Message “I’ll never again live on crusts of hearsay, crumbs of rumor.”

        2.    “After Job had prayed for his friends, the LORD made him prosperous again and gave him twice as much as he had before.” [Job 42:10]

            a.    God restored Job double what he lost when Job interceded for his friends (offenders).

  •             b.    Forgiveness (like faith) is alive when we put it to work in prayer and love.

    B.    What do we need to do?

        1.    What does not work:

            a.    Time does not heal all things.  With bitterness, they just get worse

            b.    Self-effort.  You cannot do this alone, you need outside help.  God must intervene.  (Remember nobody has beaten this alone.)

        2.    What does work:

            a.    Ask God to forgive you for allowing bitterness to take root.

          b.    Forgive “by faith” from the heart.

          c.    Put works to your faith in sincere prayer for others and acts of love.

          d.    Close the door.  “Admit it. Quit it.”


IV.    Forgiveness balances life.


    A.    How do you know there is genuine forgiveness?

        1.    Has anyone been an example of the process of forgiveness?

        2.    Joseph.

    B.    Joseph’s example:

        1.    Joseph “covered” their sin.

            a.    “Then Joseph could no longer control himself before all his attendants, and he cried out, "Have everyone leave my presence!" So there was no one with Joseph when he made himself known to his brothers.” [Genesis 45:1]

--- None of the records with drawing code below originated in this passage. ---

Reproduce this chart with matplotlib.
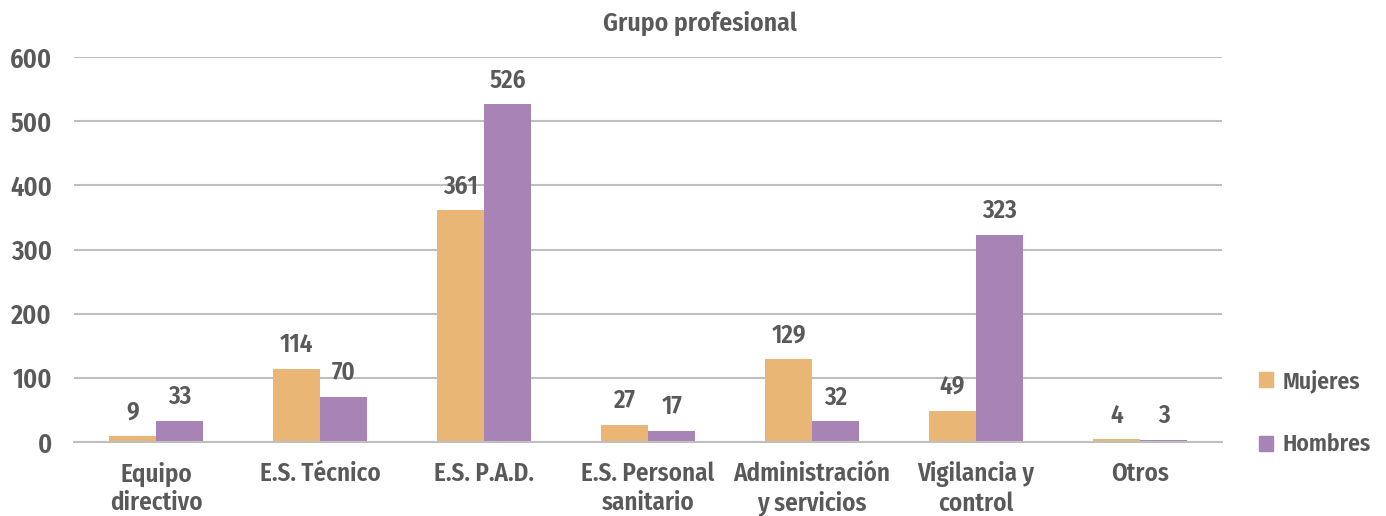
import numpy as np
import matplotlib
matplotlib.use("Agg")
import matplotlib.pyplot as plt
from matplotlib.patches import Patch

categories = ["Equipo\ndirectivo", "E.S. Técnico", "E.S. P.A.D.", "E.S. Personal\nsanitario",
              "Administración\ny servicios", "Vigilancia y\ncontrol", "Otros"]
mujeres = [9, 114, 361, 27, 129, 49, 4]
hombres = [33, 70, 526, 17, 32, 323, 3]

ORANGE = "#EAB676"
PURPLE = "#A784B5"
TEXT = "#595959"
GRID = "#BFBFBF"

plt.rcParams["font.family"] = ["Fira Sans Condensed", "DejaVu Sans"]
plt.rcParams["font.weight"] = 600

fig = plt.figure(figsize=(13.86, 5.16), dpi=100)
ax = fig.add_axes([0.0534, 0.1434, 0.8283, 0.7461])

x = np.arange(len(categories))
w = 0.287
b1 = ax.bar(x - w / 2, mujeres, w, color=ORANGE, zorder=2)
b2 = ax.bar(x + w / 2, hombres, w, color=PURPLE, zorder=2)

for bars, vals in ((b1, mujeres), (b2, hombres)):
    for r, v in zip(bars, vals):
        ax.text(r.get_x() + r.get_width() / 2, v + 18, str(v), ha="center", va="bottom",
                fontsize=18, color=TEXT)

ax.set_xlim(-0.5, len(categories) - 0.5)
ax.set_ylim(0, 600)
ax.set_yticks(range(0, 601, 100))
ax.grid(axis="y", color=GRID, linewidth=1.5, zorder=0)
ax.set_xticks(x)
ax.set_xticklabels(categories, fontsize=18, color=TEXT, linespacing=1.2)
ax.tick_params(axis="y", labelsize=19, labelcolor=TEXT, length=0, pad=16)
ax.tick_params(axis="x", length=0, pad=14)
for s in ["top", "right", "left"]:
    ax.spines[s].set_visible(False)
ax.spines["bottom"].set_color(GRID)
ax.spines["bottom"].set_linewidth(1.5)

fig.text(0.505, 0.955, "Grupo profesional", fontsize=18.5, color=TEXT, ha="center", va="center")

handles = [Patch(color=ORANGE, label="Mujeres"), Patch(color=PURPLE, label="Hombres")]
fig.legend(handles=handles, loc="center left", bbox_to_anchor=(0.893, 0.20), frameon=False,
           fontsize=17, labelcolor=TEXT, handlelength=0.6, handleheight=0.6,
           handletextpad=0.4, labelspacing=1.7)

fig.savefig("out.png", dpi=100)
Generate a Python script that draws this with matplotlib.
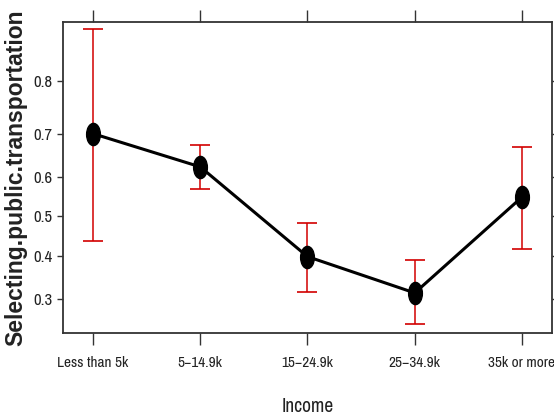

            b.    He did not spread the situation, protecting the ones he forgave.

        2.    He wanted this brothers to feel comfortable around him.

            a.    “And now, do not be distressed and do not be angry with yourselves for selling me here, because it was to save lives that God sent me ahead of you.” [Genesis 45:5]

            b.    Notice he saw the purpose of God in something that was cruel and senseless.

        3.    He wanted his brothers to forgive themselves.  (This is a case were they had willfully and knowingly given Joseph cause to want justice.)

            a.    “And now, do not be distressed and do not be angry with yourselves for selling me here, because it was to save lives that God sent me ahead of you.” [Genesis 45:5]

            b.    In these cases, both sides have to let go.

        4.    Joseph kept forgiving.

            a.    Genesis 50:15 – 21

            b.    “Forgiveness stands the test of time.”